A mesma profecia foi renovada a Isaac, a Jacob e, finalmente, por várias vezes, ao povo hebreu, pelos Profetas.

2.º- As figuras. - Deus não se contentou com prometer um Messias, mas quis que o Redentor e Suas obras fossem representadas primeiro por meio de homens e por objetos simbólicos. A história do Antigo Testamento nos apresenta muitos personagens, que foram figura do Messias, como Abel, Isaac, Moisés, Elias, etc., e muitos objetos simbólicos, figuras d’Ele e de Suas obras, como a arca de Noé, o cordeiro Pascal, a serpente de bronze, o maná, etc.
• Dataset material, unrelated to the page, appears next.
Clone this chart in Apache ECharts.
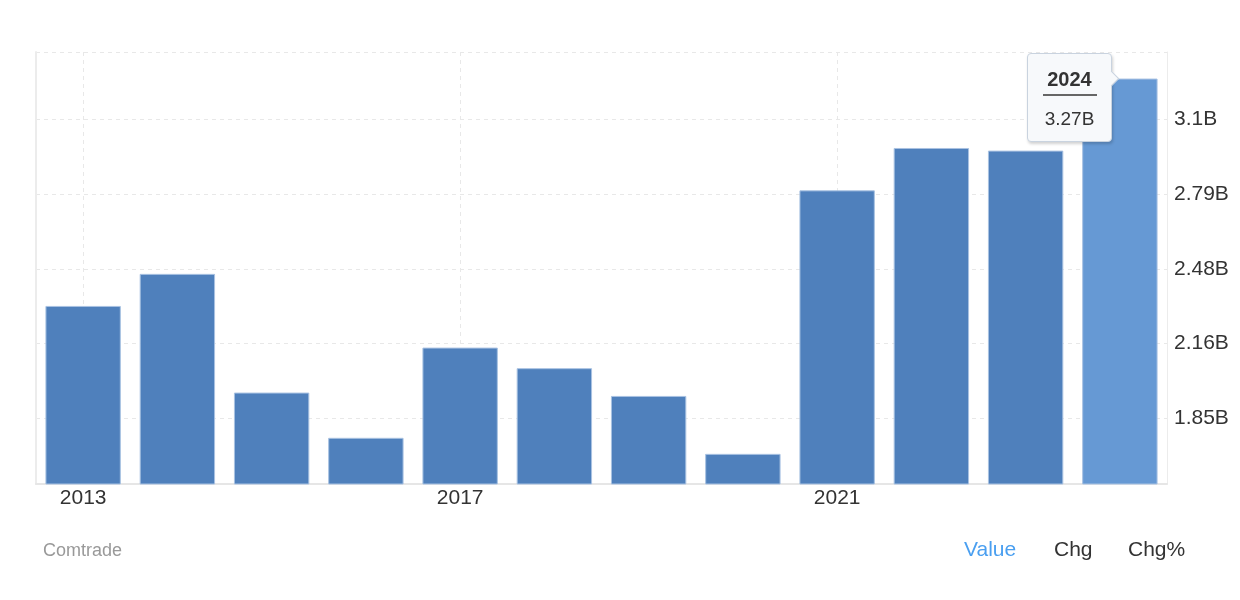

3.º - As profecias. - Profecia é a previsão certa e o anúncio de uma coisa futura livre e contingente que se não pode conhecer por meios naturais. A profecia, conseguintemente, não pode vir senão de Deus, porque só Ele pode conhecer o futuro contingente e livre. Os profetas anunciaram, muito tempo antes, todas as circunstâncias da vinda do Redentor, de Sua vida oculta e pública, de Sua paixão e ressurreição. Jacob, antes de morrer, disse que não seria tirado o cetro a Judá, enquanto não viesse aquele que devia ser mandado (Gen. XLIX, 10). Daniel falou em 70 semanas de anos, que transcorreriam do edito da reedificação do templo à morte do Messias (Dan. IX, 24-27). Miquéias anunciou que o Messias nasceria em Belém (Miq., V, 2); Isaías que nasceria de uma Virgem (Is. X, 1) etc.

Através das promessas, das figuras e das profecias, os homens teriam assim podido reconhecer o Redentor, o Messias, isto é, o ungido do Senhor.